We were having dinner at a restaurant by the Aare, one of Switzerland’s most famous rivers. The waitress picked up immediately that we weren’t locals. My wife Esther asked her to explain the ingredients of several dishes in Swiss German, but she heard us passing on the information to my brother and his wife in English. When she returned to take our order, my Brother ordered in Standard German, Esther and I in Swiss German, and my sister-in-law in English. She didn’t skip a beat. When she returned with the food, I complimented her on how well she could get along in all three languages, and that her English, which was not her native language, was very good. She beamed. Some chitchat ensued; she only had what she called “school book English,” and knew just enough to serve English-speaking customers. I was surprised at how good her accent was for what she claimed to know. We connected.
A waiter approached us at another café. He asked us for our order in Swiss, but soon again discovered there were some English speakers at the table. He immediately spoke fluent English to us, and said, “I’m a [US] American, but born here in Switzerland.” He had also lived several years in the USA before coming back to work in Switzerland at a resort. As he passed our table while going about his duties, we kept up a little dialog. We connected.

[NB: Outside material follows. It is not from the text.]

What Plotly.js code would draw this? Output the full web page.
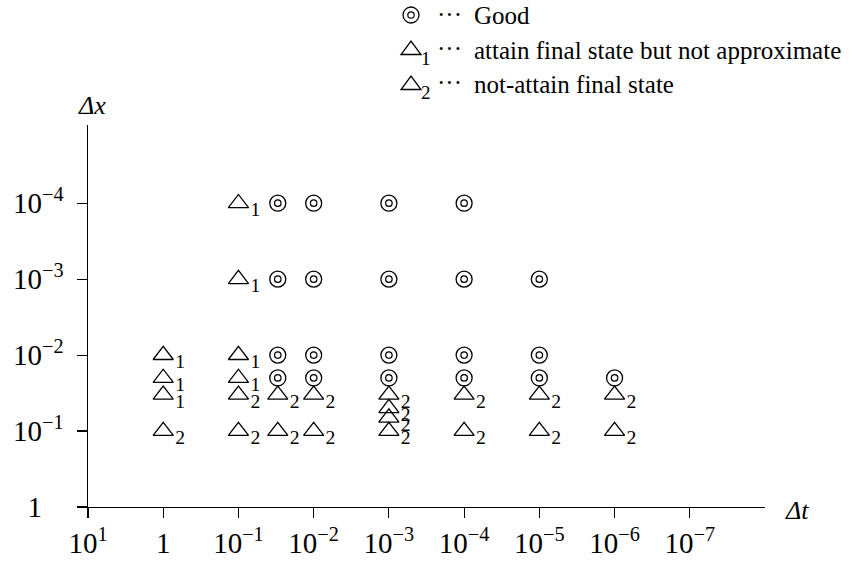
<!DOCTYPE html>
<html><head><meta charset="utf-8">
<script src="https://cdn.plot.ly/plotly-3.0.1.min.js"></script>
<style>html,body{margin:0;padding:0;background:#fff}#chart{width:857px;height:564px}</style>
</head><body><div id="chart"></div>
<script>
// ---- data (Δt, Δx pairs by outcome) ----
const goodDt = [0.03,0.03,0.03,0.03, 0.01,0.01,0.01,0.01, 1e-3,1e-3,1e-3,1e-3, 1e-4,1e-4,1e-4,1e-4, 1e-5,1e-5,1e-5, 1e-6];
const goodDx = [1e-4,1e-3,1e-2,2e-2, 1e-4,1e-3,1e-2,2e-2, 1e-4,1e-3,1e-2,2e-2, 1e-4,1e-3,1e-2,2e-2, 1e-3,1e-2,2e-2, 2e-2];
const tri1Dt = [1,1,1, 0.1,0.1,0.1,0.1];
const tri1Dx = [1e-2,2e-2,1/30, 1e-4,1e-3,1e-2,2e-2];
const tri2Dt = [1, 0.1,0.1, 0.03,0.03, 0.01,0.01, 1e-3,1e-3,1e-3,1e-3, 1e-4,1e-4, 1e-5,1e-5, 1e-6,1e-6];
const tri2Dx = [0.1, 1/30,0.1, 1/30,0.1, 1/30,0.1, 1/30,0.05,1/15,0.1, 1/30,0.1, 1/30,0.1, 1/30,0.1];
const xTickVals = [10,1,0.1,0.01,1e-3,1e-4,1e-5,1e-6,1e-7];
const xTickText = ['10<sup>1</sup>','1','10<sup>−1</sup>','10<sup>−2</sup>','10<sup>−3</sup>','10<sup>−4</sup>','10<sup>−5</sup>','10<sup>−6</sup>','10<sup>−7</sup>'];
const yTickVals = [1,0.1,0.01,1e-3,1e-4];
const yTickText = ['1\u00A0\u00A0\u00A0\u00A0','10<sup>−1</sup>\u00A0','10<sup>−2</sup>\u00A0','10<sup>−3</sup>\u00A0','10<sup>−4</sup>\u00A0'];
const legendLabels = ['Good','attain final state but not approximate','not-attain final state'];
const legendSubs = ['', '1', '2'];
const xTitle = 'Δt', yTitle = 'Δx';

// ---- layout geometry ----
const W = 857, H = 564, L = 88, R = 765, T = 125, B = 507;
const SERIF = 'Liberation Serif, Times New Roman, serif';
const pxX = p => (p - L) / (R - L);
const pxY = p => (B - p) / (B - T);
const X_RANGE = [1, -8], Y_RANGE = [0, -5.03];

const triStyle = {symbol:'triangle-up-open', size:17.5, color:'black', line:{color:'black', width:1.3}};
const traces = [
  {x: tri1Dt, y: tri1Dx, mode:'markers+text', type:'scatter', marker: triStyle,
   text: tri1Dt.map(() => '<sub>1</sub>'), textposition:'middle right',
   textfont:{family:SERIF, size:28, color:'black'}, hoverinfo:'skip'},
  {x: tri2Dt, y: tri2Dx, mode:'markers+text', type:'scatter', marker: triStyle,
   text: tri2Dt.map(() => '<sub>2</sub>'), textposition:'middle right',
   textfont:{family:SERIF, size:28, color:'black'}, hoverinfo:'skip'},
  {x: goodDt, y: goodDx, mode:'markers', type:'scatter',
   marker:{symbol:'circle-open', size:16, color:'black', line:{color:'black', width:1.3}}, hoverinfo:'skip'},
  {x: goodDt, y: goodDx, mode:'markers', type:'scatter', xaxis:'x2', yaxis:'y2',
   marker:{symbol:'circle-open', size:6.5, color:'black', line:{color:'black', width:1.2}}, hoverinfo:'skip'}
];

const axisCommon = {
  type:'log', showline:true, linecolor:'black', linewidth:1.3,
  ticks:'outside', ticklen:10, tickwidth:1.2, tickcolor:'black',
  showgrid:false, zeroline:false, tickmode:'array',
  tickfont:{family:SERIF, size:29, color:'black'}, fixedrange:true
};
const tickOnly = {
  type:'log', showline:false, showticklabels:false,
  ticks:'outside', ticklen:10, tickwidth:1.2, tickcolor:'black',
  showgrid:false, zeroline:false, tickmode:'array', fixedrange:true
};

const shapes = [];
const annotations = [];
const legendRows = [15, 49, 84];
const symX = 411;
const LEGFONT = 25;
shapes.push({type:'circle', xref:'paper', yref:'paper', xsizemode:'pixel', ysizemode:'pixel',
  xanchor:pxX(symX), yanchor:pxY(legendRows[0]), x0:-8, x1:8, y0:-8, y1:8, line:{color:'black', width:1.3}});
shapes.push({type:'circle', xref:'paper', yref:'paper', xsizemode:'pixel', ysizemode:'pixel',
  xanchor:pxX(symX), yanchor:pxY(legendRows[0]), x0:-3.2, x1:3.2, y0:-3.2, y1:3.2, line:{color:'black', width:1.2}});
for (let i = 1; i < 3; i++) {
  shapes.push({type:'path', xref:'paper', yref:'paper', xsizemode:'pixel', ysizemode:'pixel',
    xanchor:pxX(symX), yanchor:pxY(legendRows[i]), path:'M -10 -5.5 L 10 -5.5 L 0 8 Z',
    line:{color:'black', width:1.3}});
  annotations.push({xref:'paper', yref:'paper', x:pxX(symX + 15), y:pxY(legendRows[i] + 9),
    text:legendSubs[i], showarrow:false, xanchor:'center', yanchor:'middle',
    font:{family:SERIF, size:19, color:'black'}});
}
for (let i = 0; i < 3; i++) {
  annotations.push({xref:'paper', yref:'paper', x:pxX(449), y:pxY(legendRows[i] - 1),
    text:'···', showarrow:false, xanchor:'center', yanchor:'middle',
    font:{family:SERIF, size:LEGFONT, color:'black'}});
  annotations.push({xref:'paper', yref:'paper', x:pxX(472), y:pxY(legendRows[i] + 1),
    text:legendLabels[i], showarrow:false, xanchor:'left', yanchor:'middle',
    font:{family:SERIF, size:LEGFONT, color:'black'}});
}
annotations.push({xref:'paper', yref:'paper', x:0, y:1, xshift:4, yshift:20, text:'<i>'+yTitle+'</i>',
  showarrow:false, xanchor:'center', yanchor:'middle', font:{family:SERIF, size:26, color:'black'}});
annotations.push({xref:'paper', yref:'paper', x:1, y:0, xshift:32, yshift:-3, text:'<i>'+xTitle+'</i>',
  showarrow:false, xanchor:'center', yanchor:'middle', font:{family:SERIF, size:26, color:'black'}});

const layout = {
  width:W, height:H, margin:{l:L, r:W-R, t:T, b:H-B, pad:0},
  paper_bgcolor:'white', plot_bgcolor:'white', showlegend:false,
  xaxis: Object.assign({}, axisCommon, {range:X_RANGE, tickvals:xTickVals, ticktext:xTickText}),
  yaxis: Object.assign({}, axisCommon, {range:Y_RANGE, tickvals:yTickVals, ticktext:yTickText}),
  xaxis2: Object.assign({}, tickOnly, {range:X_RANGE, tickvals:xTickVals, overlaying:'x', anchor:'y2', side:'bottom'}),
  yaxis2: Object.assign({}, tickOnly, {range:Y_RANGE, tickvals:yTickVals, overlaying:'y', anchor:'x2', side:'left'}),
  shapes: shapes, annotations: annotations
};
Plotly.newPlot('chart', traces, layout, {displayModeBar:false, staticPlot:true});
</script>
</body></html>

We connected with more than just waiters and waitresses on our recent tours of Switzerland’s natural wonders with my brother and his wife. We were eating our packed lunch in a lookout tower facing the North Face of Switzerland’s iconic Eiger Mountain. As we were finishing, a couple climbed the stairs to join us in enjoying the view. I greeted them, and could tell by their return greeting that they weren’t Swiss, so I began speaking Standard German with them. A very delightful conversation ensued. When the woman discovered that we were from the USA, she began speaking with my sister-in-law in English. We must have spent 20 minutes discovering each other’s realities. He was a retired German locomotive engineer, and had a free rail pass to travel across Europe. His wife could travel with him at half price. They usually travelled to Austria on their vacations, which was just as beautiful as Switzerland, but less expensive. We connected.
On the way down the mountainside on a train that day, I was curious about the oriental couple sitting beside me. There were busloads of oriental people wherever we travelled in Switzerland. Some look like Koreas, others looked Chinese, but I was quite curious where they were from. After a few minutes in silence, I asked them if they spoke German or English. They smiled that I had wanted a conversation with them, and answered in very broken English. Imagine my surprise when they said they were from Macau. “The Las Vegas of China,” the man said with a big grin. “We are as expensive as Switzerland,” he proudly continued. We tried to proceed with the conversation, but it was torturous. Yet he really wanted an exchange, so I plodded on. Patience, deep listening, all earmarks of a good communicator, were stretched to the breaking point. However, seeing their huge grins and exchanging a very nice, “have a nice trip” at the end of the train ride, made all the efforts worthwhile. We connected.
These interesting random encounters happened to me over the past several days. I have travelled many times in many areas, especially Central Europe and Latin America. I have been thrown together with many people from most parts of the world. There was a time, however, that I didn’t take so well to chance encounters. In fact, I did whatever I could to avoid them. Reluctance to engage in small talk and perhaps a dose of arrogance kept me from doing it. Perhaps the arrogance has mellowed with age, along with my reluctance to engage in small talk. Connections across cultures and languages can become God moments when we realize that our souls are all similarly stamped with God’s image and likeness.
Many years ago, when I was in my arrogant stage, I was travelling with a colleague and a group of students to Spain. My colleague and I went out to experience some tapas at a local café in Madrid. While we were enjoying the tasty munchies, a crew from Swiss Air walked into the café. My colleague, who was as interested in Switzerland as in Spain, insisted that I go up to talk to them. He knew I could speak (some) Swiss German, and he wanted to know what they were up to. At that time there was no way in Hades that I wanted to do that. But he insisted, and persisted, so I finally gave in. When we first approached them, they looked at us as if we had come from Mars. When they discovered that I was a [US] American who could speak Swiss, they were overwhelmingly welcoming! As it turned out, they were a pilot, a co-pilot and two stewardesses on layover for a trip the next day to the USA. We exchanged wonderful conversations about their lives as cross-cultural flyers and my life as a cross-cultural leader. We connected. It was a God moment.
I could tell endless stories of random encounters over the years, many which I initiated, and most of which I did not. I wonder how often I’ve missed, during my years as an arrogant world traveler, the many opportunities I had to witness God’s good creation in human form in myriads of manifestations. Random encounters often lead to God moments and bridge gaps of understanding that too often are forced on us by the tribal narrow-mindedness of our cultural, religious or political bubbles. I challenge you, and myself to continue to be open to experiencing God and connections to random encounters.